Davalı, feragat edilmiş veya kapatılmış bir icra dosyası bulunmadığını, davacının icra dosyasına keyfi olarak devam etmediğini, ortada ibraname bulunmadığını, ödeme makbuzu bulunduğunu, ödeme makbuzunun da ana borçlulardan Serdar"dan alınmış bir bedeli ispat ettiğini, sunulan protokolün davacının belgede sahtecilik yaparak sunduğu bir belge olduğunu, protokol incelendiğinde ... isminin yazılı olduğunu ve bu borçlu hakkında takibe devam edilmeyeceğini gösterdiğini, oysa davacının bu kişinin ismini silerek protokoü dosyaya ibraz ettiğini, protokol başlıklı belgenin dosya borçlusuna verilmiş bir yazı olmayıp, dosya borçlusu ile yaptığı ve davacının imzası alındıktan sonra taraflara verilecek bir yazı olduğunu savunarak davanın reddini dilemiştir.
Mahkemece, bilirkişi raporu esas alınmak suretiyle davanın kısmen kabulüne, takip dosyasındaki borçlunun 10.170,15 TL asıl alacağa yönelik itirazın iptali ile takibin devamına, koşulları oluşmadığından tarafların tazminat taleplerinin reddine karar verilmiş; hüküm, davalı tarafından temyiz edilmiştir.
1-Davacı, davalı avukatın icra dosyası borçlularını ibra ettiğini, icra dosyasından tahsili gereken miktarlar için davalı hakkında yaptığı icra takibine yapılan itirazın iptali için eldeki davayı açmıştır. Mahkemece, hükme esas alınan bilirkişi raporuna davalı tarafından itiraz edilmiştir. Bilirkişi raporunun incelenmesinde, bilirkişinin konusunda uzman olmadığı ve düzenlenen raporun da yetersiz ve hüküm kurmaya yeterli olmadığı anlaşılmaktadır. O halde konusunda uzman bilirkişi marifetiyle, taraf, mahkeme ve Yargıtay denetimine elverişli rapor tanzim ettirilerek sonucuna göre karar verilmesi gerekirken, aksi düşüncelerle eksik inceleme ve yetersiz bilirkişi raporuna dayalı olarak yazılı şekilde davanın kısmen kabulüne karar verilmiş olması, usul ve yasaya aykırı olup bozmayı gerektirir.

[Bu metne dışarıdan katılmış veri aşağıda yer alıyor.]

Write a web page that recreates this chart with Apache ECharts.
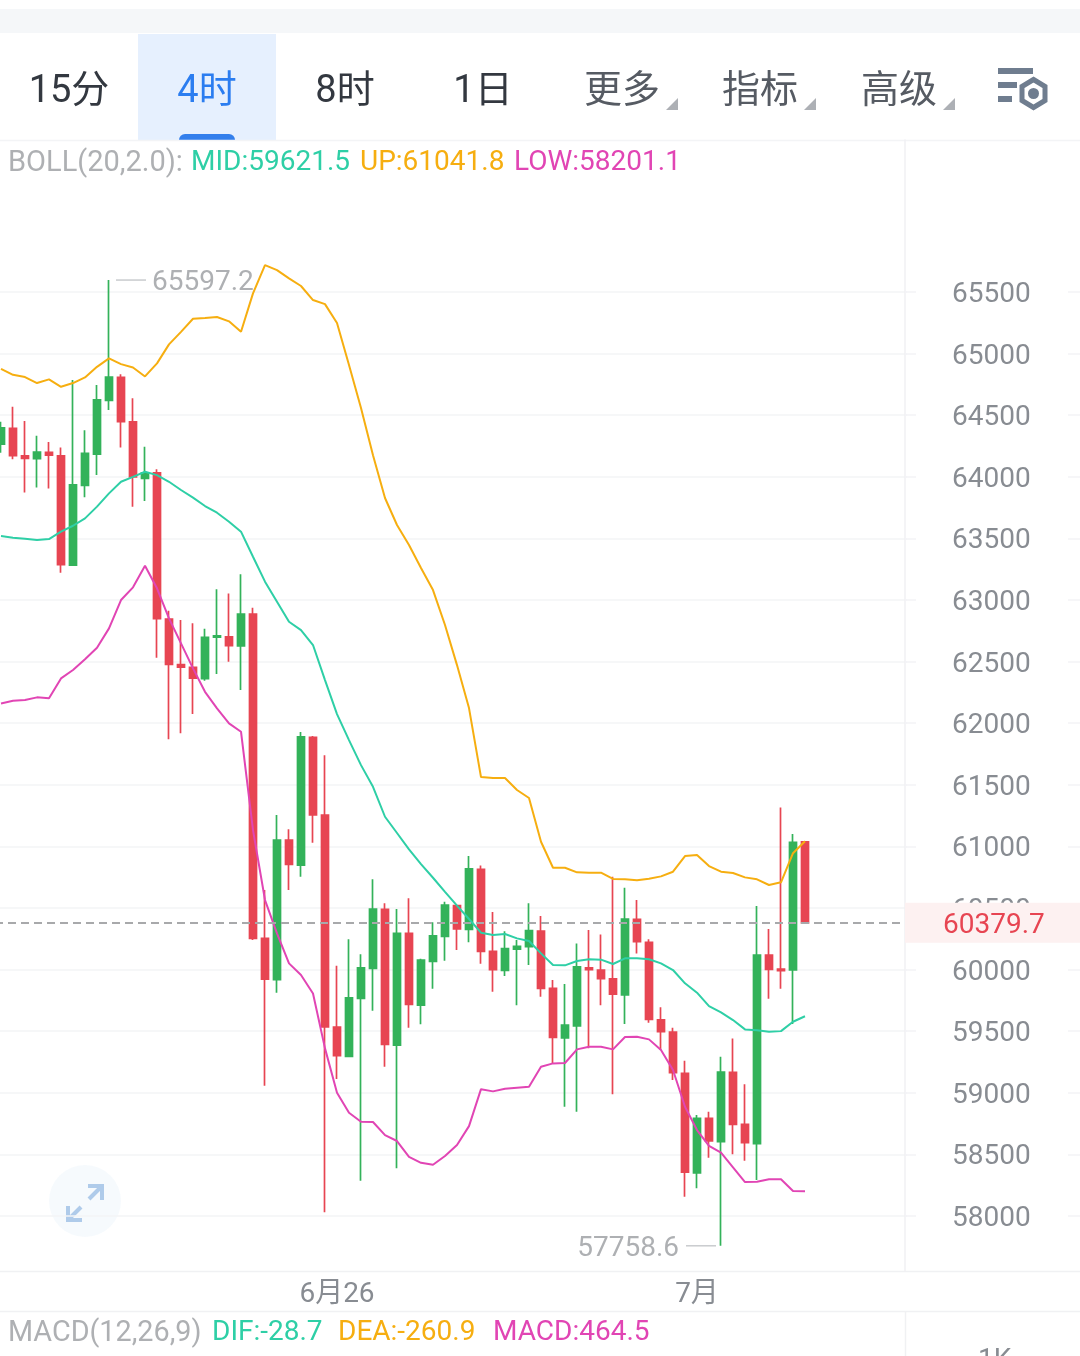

2-Bozma nedenine göre davalının sair temyiz itirazlarının incelenmesine gerek görülmemiştir.
SONUÇ: Yukarıda birinci bentte açıklanan nedenle hükmün bozulmasına, ikinci bentte açıklanan nedenle davalının diğer temyiz itirazlarının incelenmesine gerek olmadığına, peşin alınan 52.00 TL temyiz harcın istek halinde iadesine, HUMK’nun 440/1 maddesi uyarınca tebliğden itibaren 15 gün içerisinde karar düzeltme yolu açık olmak üzere, 2.5.2013 gününde oybirliğiyle karar verildi.